Listening to the media over the past few months, no business leader can have escaped the coverage of angry protests in Wall Street, St Paul's and around the world. While those protests were mainly directed towards the financial and banking sector, it does give all of us food for thought about the importance of responsible and ethical management in any business and about how we present ourselves and our activities to the outside world.
Not that I come at this from any 'holier than thou' perspective - I would be very wary of anyone who claims to get the concept of 'ethical or responsible' completely right all the time. The pressures placed on us cause all sorts of dilemmas. That said, I do believe that if you set out to lead an organisation using a set of values and behaviours that can stand scrutiny and approval externally, which you can live by as a role model in a way that's genuine, then your organisation will be able to go about its business in a productive and competitive way. Its reputation will be based not only on what it does but how it does it.
So how do you decide what those values should be? Within a month of taking up my role at Northumbrian Water, I was talking to employees and asking them what they thought we stood for and what sort of business we were. What would people say about us and what would we like them to be saying? People spoke of the need to be ethical and collaborative, among other things. It was very important to preserve these values because they resonated within the organisation.
We needed to think about introducing values that would be important in moving us in the right direction, and it became very important to use measures so that people could see we were serious about our values. What would they mean for middle managers? What would they mean for the board? What would they mean for me? What would we be doing or not doing if we were living by those values? The challenge was to make standards completely transparent so that everybody could see what we expected of people at their different levels.
If you are really serious about living your values then they very quickly become a touchstone for all you do. One of the values we have in Northumbrian Water is to be ethical in all we do. For example, in business process, we ensure that as much of our supply chain as possible is secured locally (currently 63%). This gives back to our local economy by creating jobs and also reduces our carbon footprint. We also ensure the natural environments we are responsible for are managed in a way that improves their ecological health. Managers are targeted and rewarded for finding ways to 'live the values' in their part of the organisation. There are also some great networking organisations, such as Business in the Community, where you can meet and share good practice with other values-driven businesses.
But process and targets are only one way of getting an organisation to act in an ethical and responsible way; the key factor is really the culture, and the biggest influence on that is always going to be the leaders. You can't duck the impact of 'you'. I don't think anyone expects their bosses to be saints, any more than they are saints themselves, but if you want your organisation to do the right thing then the lead will come from the things that you give importance to and speak about.
I spend a lot of my time out and about in the business, which gives me lots of opportunities to discuss colleagues' everyday issues with them. Having those conversations gives credence to what the company values really mean. If you are open and transparent, then people will not shy away from giving you honest feedback about the business behaviours that are embedded in your organisation. That feedback, coupled with tools such as employee surveys, tells you how alive your values are. Then the test comes in how you act to put right what isn't right and reinforce what is. Sometimes I have to be strong and push back and be frank about why I can't do things the way they would like, but at least we all know where I stand. But if we are straying from our stated values, then I know my credibility stands or falls on what I choose to do about that.

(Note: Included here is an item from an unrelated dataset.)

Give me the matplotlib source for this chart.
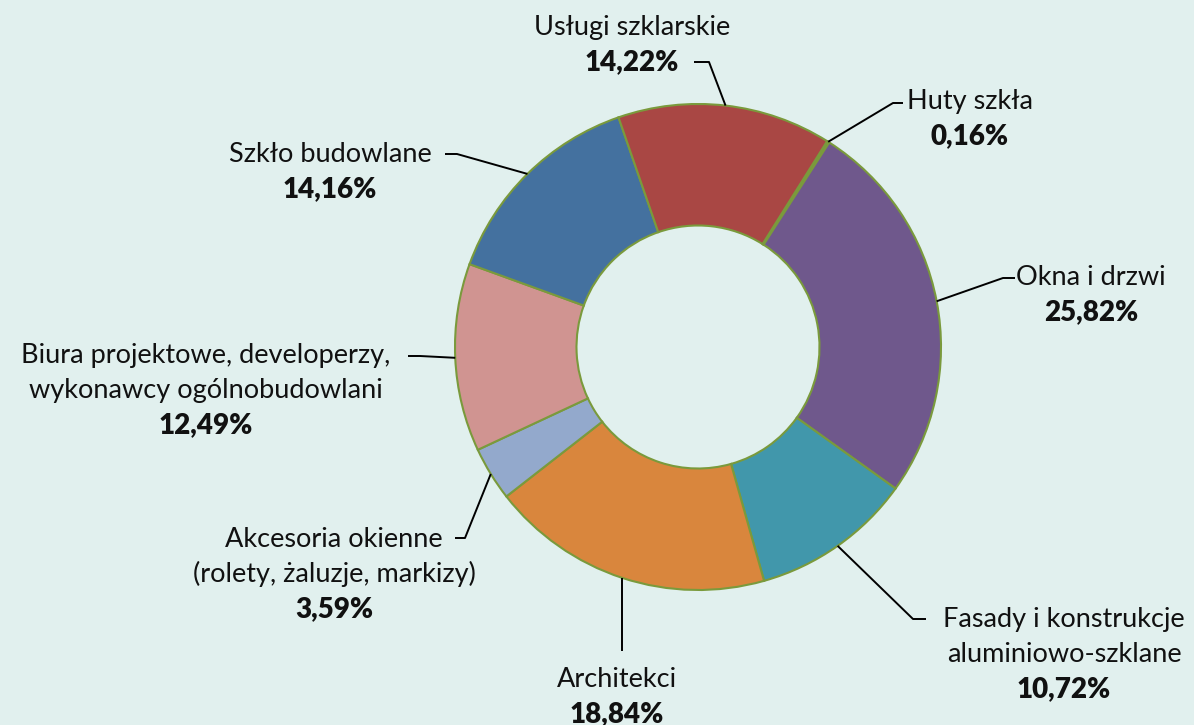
import numpy as np
from matplotlib import pyplot as plt

plt.rcParams['font.family'] = ['Lato', 'DejaVu Sans']

# dane (kolejnosc zgodnie z ruchem wskazowek zegara)
nazwy = [["Huty szkła"],
         ["Okna i drzwi"],
         ["Fasady i konstrukcje", "aluminiowo-szklane"],
         ["Architekci"],
         ["Akcesoria okienne", "(rolety, żaluzje, markizy)"],
         ["Biura projektowe, developerzy,", "wykonawcy ogólnobudowlani"],
         ["Szkło budowlane"],
         ["Usługi szklarskie"]]
udzialy = [0.16, 25.82, 10.72, 18.84, 3.59, 12.49, 14.16, 14.22]
kolory = ['#7f9c44', '#6f588c', '#4197ab', '#d9863d', '#93a9cc', '#d09491', '#44719f', '#a94744']

# polozenie etykiet (px): srodek tekstu, linia bazowa pierwszego wiersza, lamanie linii
etykiety_x = [970, 1091, 1064, 617, 334, 206, 330, 632]
etykiety_y = [109, 285, 627, 687, 547, 363, 162, 35]
lokiec = [(893, 103), (1003, 278), (913, 619), (None, 651), (465, 538), (420, 356), (457, 154), (709, 62)]
koniec = [(903, 103), (1015, 278), (926, 619), (None, 651), (455, 538), (408, 356), (445, 154), (694, 62)]

W, H = 1194, 725
cx, cy, R = 698, 347, 243
odstep = 35
tlo = '#e1f0ee'

fig = plt.figure(figsize=(W / 100, H / 100), dpi=100, facecolor=tlo)
ax = fig.add_axes([0, 0, 1, 1])
ax.set_facecolor(tlo)

wedges, _ = ax.pie(udzialy, colors=kolory, startangle=90 - 32.1, counterclock=False,
                   radius=R, center=(cx, H - cy),
                   wedgeprops=dict(width=R / 2, edgecolor='#7a9a3c', linewidth=1.5))

for i, w in enumerate(wedges):
    kat = np.radians((w.theta1 + w.theta2) / 2)
    ax_ = cx + R * np.cos(kat)
    ay_ = H - cy + R * np.sin(kat)
    ex, ey = lokiec[i]
    kx, ky = koniec[i]
    if ex is None:
        xs = [ax_, ax_]
        ys = [ay_, H - ey]
    else:
        xs = [ax_, ex, kx]
        ys = [ay_, H - ey, H - ky]
    ax.plot(xs, ys, color='black', lw=1.4, solid_capstyle='butt')

    y = etykiety_y[i]
    for linia in nazwy[i]:
        ax.text(etykiety_x[i], H - y, linia, ha='center', va='baseline', fontsize=19.5, color='#111111')
        y += odstep
    ax.text(etykiety_x[i], H - y, ("%.2f%%" % udzialy[i]).replace('.', ','),
            ha='center', va='baseline', fontsize=20, fontweight='heavy', color='#111111')

ax.set_xlim(0, W)
ax.set_ylim(0, H)
ax.set_aspect('equal')
ax.axis('off')

plt.savefig("out.png", dpi=100, facecolor=tlo)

The responsibility of leadership is a privilege and I'm conscious of the influence I have on employees' lives and others in the wider communities and environment in which we operate. Ultimately, the way you lead your business will be judged by others, which is why we also seek external feedback on how we are doing. Aside from the regulatory regime that monitors businesses like ours, we have a group of senior leaders, made up from a cross-section of organisations, which are there to challenge us from an ethical standpoint. We ask simply: 'Are we doing the right thing?' We listen, we embrace the challenge it brings and we build plans to embed different approaches.
So, if I were to sum this up in my typical, down-to-earth northern way, I would say: 'Know what you and your organisation stand for and want to be judged by, do the right thing and don't duck it when it gets tough - because everyone's watching!'
Heidi Mottram was appointed to the Northumbrian Water Group and Northumbrian Water Ltd boards as chief executive in April 2010. She joined British Rail as a general management trainee in the mid-1980s. She was commercial director for Arriva Trains Northern from January 2004, before joining Serco-Ned Railways in November 2004 as managing director, Northern Rail Ltd. Heidi was named rail business manager of the year in 2009 for being an 'inspirational leader', and was awarded an OBE in the New Year honours list 2010 for services to the rail industry.